Gear Needed for Backcountry Snowboarding
Backcountry snowboarding requires specialized gear that is different from what is needed for resort snowboarding. The essential gear includes a splitboard, approach skis, or snowshoes, avalanche safety equipment, a backpack, technical outerwear, and food and water. A splitboard is a snowboard that splits in half to become skis for uphill travel (touring) and then reassembles into a snowboard for downhill riding.
Preparation for Backcountry Snowboarding
Preparation is essential for backcountry snowboarding. Snowboarders must research and plan their routes, check weather and snow conditions, and obtain the necessary permits and permissions. They must also have the appropriate training and experience, such as avalanche safety, navigation, and first aid.
Techniques for Backcountry Snowboarding
Backcountry snowboarding requires different techniques than resort snowboarding. Snowboarders must be able to traverse and climb uphill with their splitboard and splitboard skins, approach skis, or snowshoes. They must also be proficient in reading the terrain, navigating through trees, and riding in deep powder. Good physical fitness and stamina are also essential for backcountry snowboarding.

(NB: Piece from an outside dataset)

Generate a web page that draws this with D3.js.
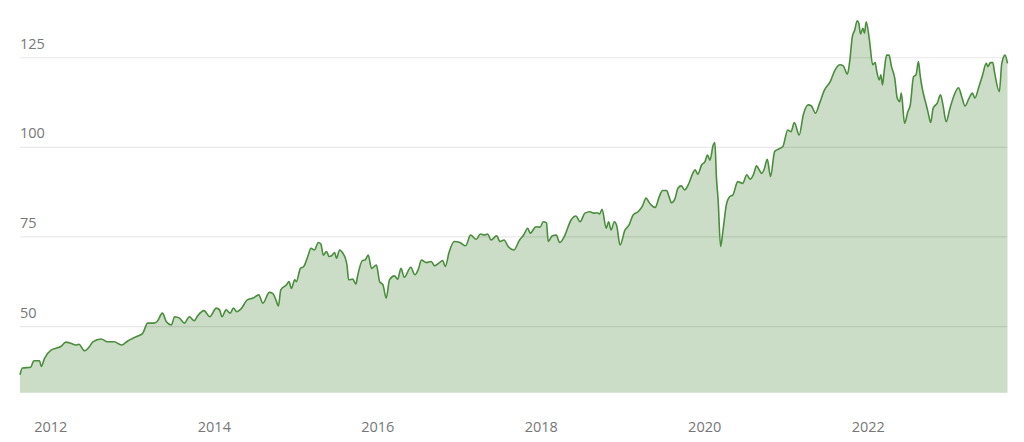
<!DOCTYPE html>
<html>
<head>
<meta charset="utf-8">
<script src="https://cdn.jsdelivr.net/npm/d3@7"></script>
<style>
  html, body { margin: 0; padding: 0; background: #fff; }
  svg { display: block; }
  text { font-family: "Open Sans", "Noto Sans", sans-serif; }
</style>
</head>
<body>
<svg id="chart" width="1024" height="442"></svg>
<script>
// Time positions as decimal years
const years = [
  2011.63, 2011.66, 2011.76, 2011.80, 2011.87, 2011.89, 2011.93, 2012.01, 2012.07, 2012.13,
  2012.19, 2012.25, 2012.31, 2012.35, 2012.42, 2012.48, 2012.52, 2012.62, 2012.70, 2012.78,
  2012.87, 2012.95, 2013.01, 2013.07, 2013.13, 2013.19, 2013.27, 2013.31, 2013.37, 2013.42,
  2013.48, 2013.52, 2013.58, 2013.64, 2013.70, 2013.76, 2013.80, 2013.88, 2013.95, 2014.03,
  2014.07, 2014.10, 2014.15, 2014.20, 2014.24, 2014.28, 2014.33, 2014.41, 2014.48, 2014.55,
  2014.60, 2014.68, 2014.72, 2014.76, 2014.79, 2014.82, 2014.89, 2014.92, 2014.95, 2014.99,
  2015.01, 2015.06, 2015.10, 2015.15, 2015.19, 2015.23, 2015.28, 2015.31, 2015.34, 2015.38,
  2015.41, 2015.44, 2015.48, 2015.50, 2015.54, 2015.58, 2015.61, 2015.63, 2015.65, 2015.70,
  2015.74, 2015.76, 2015.82, 2015.85, 2015.89, 2015.93, 2015.99, 2016.03, 2016.07, 2016.11,
  2016.15, 2016.21, 2016.25, 2016.29, 2016.33, 2016.41, 2016.46, 2016.50, 2016.54, 2016.60,
  2016.66, 2016.70, 2016.76, 2016.80, 2016.83, 2016.88, 2016.94, 2017.01, 2017.08, 2017.14,
  2017.21, 2017.26, 2017.31, 2017.35, 2017.39, 2017.46, 2017.50, 2017.55, 2017.60, 2017.67,
  2017.74, 2017.79, 2017.84, 2017.87, 2017.94, 2017.99, 2018.03, 2018.07, 2018.09, 2018.14,
  2018.19, 2018.23, 2018.29, 2018.37, 2018.43, 2018.48, 2018.54, 2018.60, 2018.65, 2018.69,
  2018.72, 2018.75, 2018.80, 2018.83, 2018.86, 2018.90, 2018.93, 2018.97, 2019.03, 2019.08,
  2019.13, 2019.19, 2019.24, 2019.29, 2019.32, 2019.35, 2019.40, 2019.45, 2019.49, 2019.54,
  2019.57, 2019.60, 2019.64, 2019.68, 2019.72, 2019.76, 2019.81, 2019.86, 2019.89, 2019.92,
  2019.97, 2020.01, 2020.04, 2020.07, 2020.11, 2020.13, 2020.15, 2020.17, 2020.20, 2020.23,
  2020.27, 2020.31, 2020.35, 2020.41, 2020.47, 2020.52, 2020.56, 2020.60, 2020.64, 2020.67,
  2020.70, 2020.73, 2020.77, 2020.81, 2020.86, 2020.90, 2020.96, 2021.02, 2021.06, 2021.10,
  2021.16, 2021.21, 2021.27, 2021.31, 2021.36, 2021.41, 2021.47, 2021.54, 2021.60, 2021.66,
  2021.70, 2021.75, 2021.78, 2021.81, 2021.84, 2021.87, 2021.89, 2021.91, 2021.94, 2021.96,
  2021.98, 2022.02, 2022.06, 2022.09, 2022.11, 2022.14, 2022.16, 2022.18, 2022.20, 2022.23,
  2022.26, 2022.29, 2022.33, 2022.36, 2022.39, 2022.41, 2022.45, 2022.49, 2022.52, 2022.56,
  2022.59, 2022.62, 2022.64, 2022.67, 2022.71, 2022.74, 2022.77, 2022.80, 2022.85, 2022.89,
  2022.92, 2022.96, 2023.00, 2023.05, 2023.11, 2023.15, 2023.19, 2023.24, 2023.28, 2023.31,
  2023.36, 2023.40, 2023.45, 2023.47, 2023.50, 2023.53, 2023.55, 2023.61, 2023.64, 2023.68,
  2023.71
];

const values = [
  36.4, 38.3, 38.5, 40.3, 40.3, 38.7, 41.0, 43.3, 43.8, 44.3,
  45.5, 45.2, 44.7, 44.9, 43.1, 44.3, 45.6, 46.4, 45.6, 45.6,
  44.7, 45.9, 46.6, 47.2, 48.0, 50.8, 50.8, 51.4, 53.6, 51.2,
  50.3, 52.6, 52.2, 50.8, 52.6, 51.5, 52.8, 54.3, 52.6, 55.0,
  54.5, 52.6, 54.5, 53.6, 55.0, 54.0, 54.7, 57.3, 57.8, 58.7,
  56.4, 59.4, 59.1, 57.3, 55.6, 60.1, 61.5, 62.4, 60.5, 62.9,
  62.4, 66.1, 66.6, 69.4, 71.7, 71.2, 73.3, 72.9, 69.8, 70.8,
  69.4, 69.6, 70.5, 68.9, 71.2, 70.3, 68.9, 67.0, 62.9, 63.1,
  61.7, 64.0, 68.3, 68.4, 69.8, 66.1, 67.0, 62.4, 61.5, 57.8,
  62.9, 64.0, 63.1, 66.1, 63.6, 66.4, 64.3, 65.7, 68.4, 67.7,
  68.0, 66.8, 67.7, 68.3, 66.6, 70.8, 73.6, 73.3, 72.4, 75.4,
  74.2, 75.7, 75.4, 75.7, 74.0, 75.2, 73.6, 74.0, 72.2, 71.2,
  74.0, 75.4, 77.3, 75.9, 77.7, 77.6, 79.1, 78.8, 73.6, 75.2,
  75.4, 73.3, 75.1, 79.6, 80.7, 79.1, 81.5, 81.9, 81.5, 81.6,
  81.3, 82.6, 77.3, 79.1, 76.8, 79.1, 77.9, 72.6, 76.8, 78.2,
  81.0, 81.9, 83.3, 85.7, 84.7, 83.8, 83.1, 86.1, 87.8, 87.8,
  86.1, 84.4, 85.4, 88.5, 89.1, 88.0, 89.7, 92.6, 93.6, 92.4,
  95.0, 95.9, 97.7, 96.3, 100.5, 101.2, 91.2, 85.2, 72.2, 76.8,
  83.8, 86.1, 86.6, 90.3, 89.8, 92.2, 91.0, 92.2, 94.7, 93.6,
  92.6, 93.6, 96.5, 91.7, 98.7, 99.3, 100.1, 104.7, 104.2, 106.8,
  103.3, 108.9, 111.7, 111.4, 109.4, 112.2, 115.9, 118.2, 121.5, 122.9,
  122.6, 120.3, 124.2, 130.7, 132.6, 135.2, 134.5, 131.5, 133.1, 131.7,
  134.9, 129.8, 122.9, 123.5, 121.0, 118.7, 120.1, 117.3, 121.0, 125.6,
  125.6, 122.4, 119.1, 113.6, 112.6, 115.0, 106.6, 109.8, 111.7, 119.6,
  120.1, 123.8, 120.1, 115.9, 112.2, 109.4, 106.8, 110.8, 112.2, 114.5,
  111.7, 107.0, 110.3, 114.0, 116.5, 114.0, 111.4, 113.6, 115.0, 113.6,
  116.8, 119.6, 123.3, 122.4, 123.5, 123.5, 121.0, 115.4, 123.3, 125.6,
  123.3
];

const xTickYears = [2012, 2014, 2016, 2018, 2020, 2022];
const yTicks = [50, 75, 100, 125];
const yDomain = [31.4, 140];

function toDate(dy) {
  const yr = Math.floor(dy);
  const start = Date.UTC(yr, 0, 1), end = Date.UTC(yr + 1, 0, 1);
  return new Date(start + (dy - yr) * (end - start));
}

const data = years.map((yr, i) => ({ date: toDate(yr), value: values[i] }));

const svg = d3.select("#chart");
const plotLeft = 20, plotRight = 1007.5, plotBottom = 392.7, plotTop = 3.5;

const x = d3.scaleUtc()
  .domain(d3.extent(data, d => d.date))
  .range([plotLeft, plotRight]);

const y = d3.scaleLinear()
  .domain(yDomain)
  .range([plotBottom, plotTop]);

// Area
const area = d3.area()
  .x(d => x(d.date))
  .y0(plotBottom)
  .y1(d => y(d.value))
  .curve(d3.curveMonotoneX);

svg.append("path")
  .datum(data)
  .attr("d", area)
  .attr("fill", "#cbddc6");

// Gridlines (drawn above area so they darken it slightly)
const grid = svg.append("g")
  .attr("transform", `translate(${plotLeft},0)`)
  .call(d3.axisRight(y).tickValues(yTicks).tickSize(plotRight - plotLeft).tickFormat(""));
grid.select(".domain").remove();
grid.selectAll(".tick line")
  .attr("stroke", "rgba(0,0,0,0.09)")
  .attr("stroke-width", 1.2);

// Line
const line = d3.line()
  .x(d => x(d.date))
  .y(d => y(d.value))
  .curve(d3.curveMonotoneX);

svg.append("path")
  .datum(data)
  .attr("d", line)
  .attr("fill", "none")
  .attr("stroke", "#4a8d3d")
  .attr("stroke-width", 1.6)
  .attr("stroke-linejoin", "round");

// Y labels
const yAxis = svg.append("g")
  .attr("transform", `translate(${plotLeft},0)`)
  .call(d3.axisRight(y).tickValues(yTicks).tickSize(0).tickPadding(0).tickFormat(d3.format("d")));
yAxis.select(".domain").remove();
yAxis.selectAll("text")
  .attr("x", 0)
  .attr("dy", "-0.62em")
  .attr("text-anchor", "start")
  .attr("fill", "#777")
  .style("font-size", "14.5px");

// X labels
const xAxis = svg.append("g")
  .attr("transform", `translate(0,${plotBottom})`)
  .call(d3.axisBottom(x)
    .tickValues(xTickYears.map(v => new Date(Date.UTC(v, 0, 1))))
    .tickSize(0)
    .tickPadding(29)
    .tickFormat(d3.utcFormat("%Y")));
xAxis.select(".domain").remove();
xAxis.selectAll("text")
  .attr("fill", "#777")
  .style("font-size", "14.5px");
</script>
</body>
</html>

Safety Measures for Backcountry Snowboarding
Safety is paramount in backcountry snowboarding. Snowboarders must follow the guidelines and recommendations of avalanche safety experts, such as checking the avalanche forecast, carrying avalanche safety gear, and knowing how to use it. They must also have a plan in case of an emergency and know how to signal for help. And without a doubt, always ride with a buddy.
Common Hazards of Backcountry Snowboarding
Backcountry snowboarding involves several hazards that riders must be aware of, such as avalanches, tree wells, and cliffs. Avalanches are the most significant hazard, and riders must learn how to avoid them and how to survive if caught in one.
Best Locations for Backcountry Snowboarding
The best locations for backcountry snowboarding vary depending on the region and season. Some of the most popular backcountry snowboarding destinations in North America include the Rocky Mountains, Wasatch Mountains, Sierra Nevada, and the Cascades, and don’t forget about Alaska. Europe also offers several options, including the Alps and the Pyrenees. It is essential to research and understand the regulations and restrictions of each location and to seek the advice of local experts.
Environmental Impact of Backcountry Snowboarding
Backcountry snowboarding can have a significant impact on the environment, especially when not done responsibly. Riders must be mindful of their impact and practice “Leave No Trace” principles, such as avoiding fragile ecosystems and packing out all trash. They should also respect wildlife and other users of the backcountry and follow the regulations and guidelines of the area.
Backcountry snowboarding is a thrilling and challenging activity that offers a unique experience to snowboarders. However, it requires specialized gear, preparation, and safety measures. By following the guidelines and recommendations of experts and respecting the environment and other users, backcountry snowboarding can be a safe and rewarding experience.